Tax credits up to $7,500 are now available as an instant rebate, either as cash, a price discount, or a down payment, for the purchase of new electric vehicles. Currently, EV models from manufacturers Rivian, Ford, Tesla and GM are eligible for point-of-purchase tax credits. Credits of up to $4,000 will also be available for used vehicles from a wider range of manufacturers.
Having the credits available immediately, rather than requiring customers to wait to file their taxes, can make transitioning to an EV more accessible for people who may not have previously been able to afford it.
Electricity generated by a turbine in Vineyard Wind, the nation’s largest offshore wind development, was delivered to New England’s grid for the first time last Tuesday. This milestone comes on the heels of the announcement that another smaller offshore wind development, South Fork Wind, started supplying energy to the grid in early December.
Supplying power to the grid is a monumental step for the offshore wind industry which has recently struggled with various roadblocks, including supply chain issues and inflation.
When completed later this year, Vineyard Wind will generate over 800 megawatts of electricity, or enough to power 400,000 homes.
The Department of Energy has awarded a $6.3 million grant to Black Owners of Solar Services (BOSS), a community of Black solar photovoltaic professionals, to assist the group in its effort to train minority-owned businesses to apply for DOE programs and funding.
The funding agreement between DOE and BOSS will help the Biden administration achieve its Justice40 goals by promoting equitable access to government funding for minority-owned clean energy businesses and creating clean energy jobs in historically under-served communities.
Source: Department of Energy
A new report shows that the implementation of London’s ultra-low-emissions zone (or the “Ulez”) has resulted in a 180-tonne reduction in road traffic particulate matter pollution and a 13,500 tonne drop in traffic-related nitrogen oxides emission between the years 2019 and 2022. This emissions reduction is equivalent to the amount of emissions produced by the city’s airports, or its river and rail transportation combined.

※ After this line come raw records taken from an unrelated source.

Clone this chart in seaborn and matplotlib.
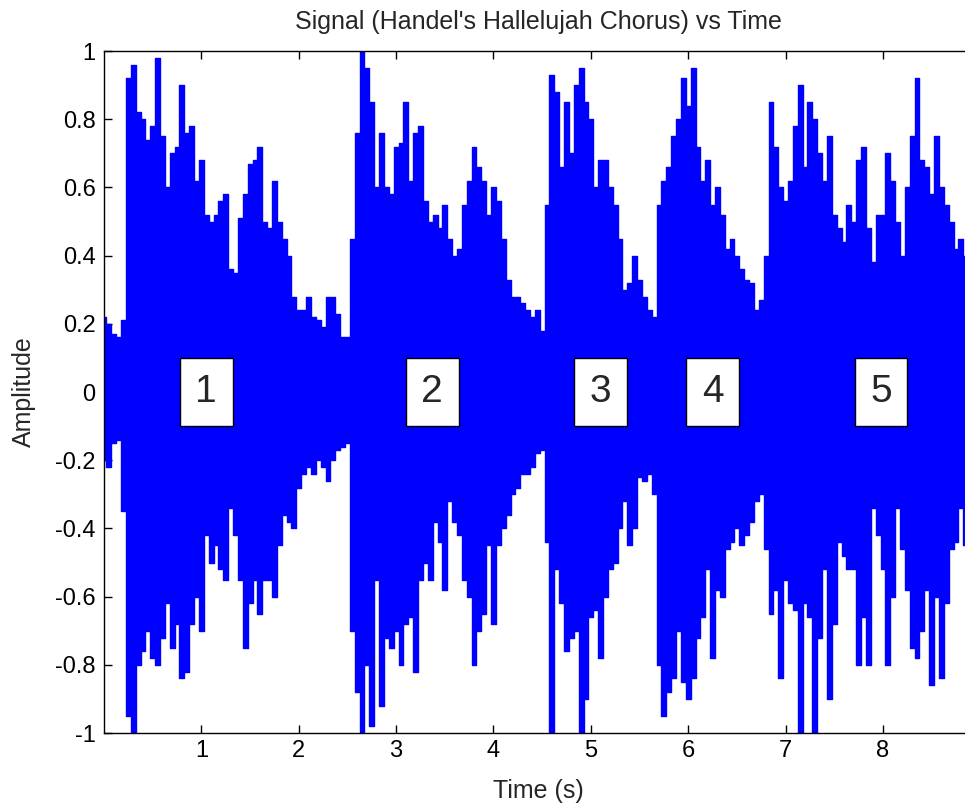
import numpy as np
import pandas as pd
import seaborn as sns
from matplotlib import pyplot as plt

# envelope of the waveform, read every 0.05 s (max / min amplitude)
upper = [0.22, 0.20, 0.17, 0.16, 0.21, 0.92, 0.96, 0.82, 0.80, 0.74,
         0.78, 0.98, 0.75, 0.60, 0.70, 0.72, 0.90, 0.76, 0.78, 0.62,
         0.68, 0.52, 0.50, 0.52, 0.56, 0.58, 0.36, 0.35, 0.51, 0.58,
         0.67, 0.68, 0.72, 0.50, 0.48, 0.62, 0.50, 0.45, 0.40, 0.28,
         0.24, 0.24, 0.28, 0.22, 0.21, 0.19, 0.28, 0.28, 0.23, 0.16,
         0.16, 0.45, 0.76, 1.00, 0.95, 0.85, 0.60, 0.76, 0.60, 0.58,
         0.72, 0.73, 0.85, 0.62, 0.76, 0.78, 0.56, 0.50, 0.52, 0.48,
         0.55, 0.45, 0.40, 0.42, 0.55, 0.62, 0.72, 0.66, 0.62, 0.52,
         0.60, 0.56, 0.45, 0.33, 0.28, 0.28, 0.26, 0.24, 0.22, 0.24,
         0.18, 0.55, 0.93, 0.88, 0.66, 0.85, 0.70, 0.90, 0.95, 0.85,
         0.80, 0.60, 0.68, 0.68, 0.60, 0.55, 0.45, 0.30, 0.32, 0.40,
         0.33, 0.28, 0.24, 0.22, 0.55, 0.62, 0.66, 0.75, 0.80, 0.92,
         0.84, 0.95, 0.72, 0.62, 0.68, 0.55, 0.60, 0.52, 0.42, 0.45,
         0.40, 0.36, 0.33, 0.32, 0.24, 0.27, 0.40, 0.85, 0.72, 0.60,
         0.56, 0.62, 0.78, 0.90, 0.66, 0.85, 0.80, 0.70, 0.62, 0.75,
         0.52, 0.48, 0.44, 0.55, 0.50, 0.68, 0.72, 0.48, 0.38, 0.52,
         0.52, 0.70, 0.62, 0.50, 0.40, 0.60, 0.75, 0.92, 0.68, 0.66,
         0.58, 0.75, 0.60, 0.55, 0.50, 0.42, 0.45, 0.40, 0.35]
lower = [-0.20, -0.22, -0.15, -0.14, -0.35, -0.95, -1.00, -0.80, -0.76, -0.70,
         -0.78, -0.80, -0.72, -0.62, -0.75, -0.68, -0.84, -0.82, -0.68, -0.60,
         -0.70, -0.42, -0.50, -0.45, -0.52, -0.55, -0.34, -0.42, -0.55, -0.75,
         -0.62, -0.55, -0.65, -0.55, -0.55, -0.60, -0.45, -0.36, -0.38, -0.40,
         -0.28, -0.24, -0.22, -0.24, -0.20, -0.22, -0.26, -0.20, -0.17, -0.16,
         -0.15, -0.70, -0.88, -1.00, -0.80, -0.98, -0.55, -0.92, -0.72, -0.75,
         -0.70, -0.80, -0.68, -0.66, -0.82, -0.55, -0.50, -0.55, -0.38, -0.44,
         -0.58, -0.32, -0.38, -0.42, -0.55, -0.60, -0.80, -0.70, -0.65, -0.45,
         -0.68, -0.45, -0.40, -0.36, -0.30, -0.28, -0.24, -0.24, -0.22, -0.18,
         -0.17, -0.44, -1.00, -0.52, -0.62, -0.76, -0.72, -0.70, -1.00, -0.90,
         -0.66, -0.64, -0.78, -0.60, -0.52, -0.50, -0.40, -0.32, -0.45, -0.40,
         -0.25, -0.26, -0.24, -0.30, -0.80, -0.95, -0.88, -0.84, -0.70, -0.85,
         -0.90, -0.84, -0.72, -0.66, -0.52, -0.78, -0.58, -0.60, -0.46, -0.44,
         -0.40, -0.45, -0.42, -0.38, -0.32, -0.30, -0.46, -0.65, -0.58, -0.84,
         -0.55, -0.62, -0.64, -1.00, -0.62, -0.66, -1.00, -0.72, -0.52, -0.90,
         -0.68, -0.44, -0.48, -0.52, -0.52, -0.80, -0.66, -0.80, -0.34, -0.42,
         -0.52, -0.80, -0.60, -0.34, -0.46, -0.58, -0.75, -0.78, -0.70, -0.58,
         -0.86, -0.60, -0.84, -0.62, -0.46, -0.44, -0.34, -0.45, -0.40]
time = np.round(np.arange(len(upper)) * 0.05, 2)

section_labels = ['1', '2', '3', '4', '5']
section_times = [1.05, 3.37, 5.10, 6.25, 7.98]

duration = 8.925  # 73113 samples at 8192 Hz

sns.set_style('ticks')
plt.rcParams['font.family'] = ['Liberation Sans', 'DejaVu Sans']
plt.rcParams['xtick.direction'] = 'in'
plt.rcParams['ytick.direction'] = 'in'

df = pd.DataFrame({'Time (s)': time, 'upper': upper, 'lower': lower})

fig = plt.figure(figsize=(9.65, 8.08), dpi=100)
# axes runs past the right edge, like the cropped screenshot
ax = fig.add_axes([0.1078, 0.0928, 0.9005, 0.844])

ax.fill_between(df['Time (s)'], df['lower'], df['upper'], step='mid',
                color='blue', lw=0)
sns.lineplot(data=df, x='Time (s)', y='upper', drawstyle='steps-mid',
             color='blue', lw=1, ax=ax)
sns.lineplot(data=df, x='Time (s)', y='lower', drawstyle='steps-mid',
             color='blue', lw=1, ax=ax)

for lab, t in zip(section_labels, section_times):
    ax.text(t, 0, lab, fontsize=28, ha='center', va='center',
            bbox=dict(boxstyle='square,pad=0.4', fc='white', ec='black', lw=1))

ax.set_xlim(0, duration)
ax.set_ylim(-1, 1)
ax.set_xticks(range(1, 9))
ax.set_yticks(np.round(np.arange(-1, 1.01, 0.2), 1))
ax.set_yticklabels(['-1', '-0.8', '-0.6', '-0.4', '-0.2', '0',
                    '0.2', '0.4', '0.6', '0.8', '1'])
ax.tick_params(top=True, right=True, length=6, width=1, labelsize=17,
               colors='black')
ax.tick_params(axis='y', pad=6)
ax.tick_params(axis='x', pad=5)
for s in ax.spines.values():
    s.set_visible(True)
    s.set_color('black')
    s.set_linewidth(1)

ax.set_xlabel('Time (s)', fontsize=18, labelpad=12)
ax.set_ylabel('Amplitude', fontsize=18, labelpad=14)
ax.set_title("Signal (Handel's Hallelujah Chorus) vs Time", fontsize=18, pad=16)

plt.savefig('out.png', dpi=100)
plt.close()
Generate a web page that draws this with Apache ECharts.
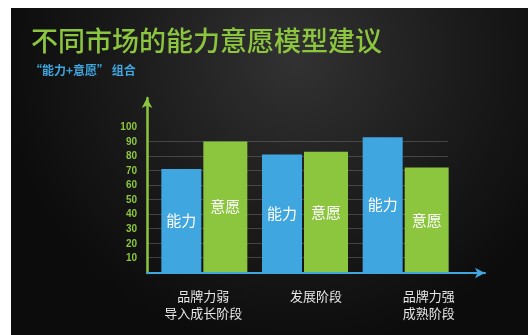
<!DOCTYPE html>
<html>
<head>
<meta charset="utf-8">
<style>
  html, body { margin: 0; padding: 0; background: #fff; }
  #chart { width: 528px; height: 335px; }
</style>
<script src="https://cdn.jsdelivr.net/npm/echarts@6/dist/echarts.min.js"></script>
</head>
<body>
<div id="chart"></div>
<script>
var categories = ['品牌力弱\n导入成长阶段', '发展阶段', '品牌力强\n成熟阶段']
var abilityData = [71, 81, 93]
var willingnessData = [90, 83, 72]
var yTicks = [0, 10, 20, 30, 40, 50, 60, 70, 80, 90, 100, 110, 120]

var cjk = '"Noto Sans CJK SC", sans-serif'
var chart = echarts.init(document.getElementById('chart'))

// split lines only between 10 and 90
var splitColors = yTicks.map(function (v) {
  return v === 0 || v >= 100 ? 'rgba(0,0,0,0)' : 'rgba(120,120,120,0.45)'
})

chart.setOption({
  backgroundColor: '#fff',
  animation: false,
  graphic: [
    {
      type: 'rect',
      z: -10,
      shape: { x: 11, y: 8, width: 517, height: 327 },
      style: {
        fill: new echarts.graphic.RadialGradient(0.55, 0.15, 0.9, [
          { offset: 0, color: '#323232' },
          { offset: 0.6, color: '#1a1a1a' },
          { offset: 1, color: '#0c0c0c' }
        ])
      }
    },
    {
      type: 'text',
      left: 31,
      top: 27,
      style: {
        text: '不同市场的能力意愿模型建议',
        fill: '#8cc63f',
        font: '500 27px ' + cjk
      }
    },
    {
      type: 'text',
      left: 30,
      top: 64,
      style: {
        text: '“能力+意愿” 组合',
        fill: '#3fa6e0',
        font: 'bold 12px ' + cjk
      }
    }
  ],
  grid: [
    { left: 154, right: 72, top: 98, bottom: 63 },
    { left: 147, right: 43, top: 98, bottom: 62 },
    { left: 148, right: 80, top: 98, bottom: 63 }
  ],
  xAxis: [
    {
      gridIndex: 0,
      type: 'category',
      data: categories,
      axisLine: { show: false },
      axisTick: { show: false },
      axisLabel: { show: false }
    },
    {
      gridIndex: 1,
      type: 'category',
      data: categories,
      axisLine: {
        symbol: ['none', 'arrow'],
        symbolSize: [8, 10],
        lineStyle: { color: '#3fa6e0', width: 2 }
      },
      axisTick: { show: false },
      axisLabel: {
        color: '#e6e6e6',
        fontFamily: cjk,
        fontSize: 13,
        lineHeight: 17,
        margin: 15
      }
    },
    {
      gridIndex: 2,
      type: 'category',
      data: categories,
      show: false
    }
  ],
  yAxis: [
    {
      gridIndex: 0,
      type: 'value',
      min: 0,
      max: 120,
      show: false
    },
    {
      gridIndex: 1,
      type: 'value',
      min: 0,
      max: 120,
      interval: 10,
      axisLine: {
        show: true,
        symbol: ['none', 'arrow'],
        symbolSize: [8, 10],
        lineStyle: { color: '#8cc63f', width: 2.5 }
      },
      axisTick: { show: false },
      axisLabel: {
        color: '#8cc63f',
        fontWeight: 'bold',
        fontSize: 10,
        margin: 10,
        formatter: function (v) { return v === 0 || v > 100 ? '' : v }
      },
      splitLine: { show: false }
    },
    {
      gridIndex: 2,
      type: 'value',
      min: 0,
      max: 120,
      interval: 10,
      axisLine: { show: false },
      axisTick: { show: false },
      axisLabel: { show: false },
      splitLine: {
        lineStyle: { color: splitColors, width: 1 }
      }
    }
  ],
  series: [
    {
      name: '能力',
      type: 'bar',
      xAxisIndex: 0,
      yAxisIndex: 0,
      data: abilityData,
      barWidth: 40,
      barGap: '5%',
      itemStyle: { color: '#3fa6e0' },
      label: {
        show: true,
        position: 'inside',
        formatter: '{a}',
        color: '#fff',
        fontFamily: cjk,
        fontSize: 15
      }
    },
    {
      name: '意愿',
      type: 'bar',
      xAxisIndex: 0,
      yAxisIndex: 0,
      data: willingnessData,
      barWidth: 44,
      itemStyle: { color: '#8cc63f' },
      label: {
        show: true,
        position: 'inside',
        formatter: '{a}',
        color: '#fff',
        fontFamily: cjk,
        fontSize: 15
      }
    }
  ]
})
</script>
</body>
</html>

The Ulez functions by forcing drivers operating a vehicle that does not comply with emissions standards to pay a daily fee of £12.50. The policy has dramatically reduced the number of older, more polluting vehicles being driven in the city.
The ultra-low-emissions zone has already been expanded several times, and the resulting emissions reductions has brought cleaner, safer air to millions of Londoners.
Governor Kathy Hochul of New York signed the Birds and Bees Protection Act into law to protect New York residents and wildlife from harmful neonicotinoid pesticides, or “neonics.” Neonics are the most ecologically destructive pesticides since DDT, which was banned from use in the U.S. in 1972. An EPA study has found that neonics are driving more than 200 species toward extinction.
The new law will restrict and eventually prohibit the use of neonics in New York, creating a safer and more sustainable environment for people, pollinators, and other wildlife.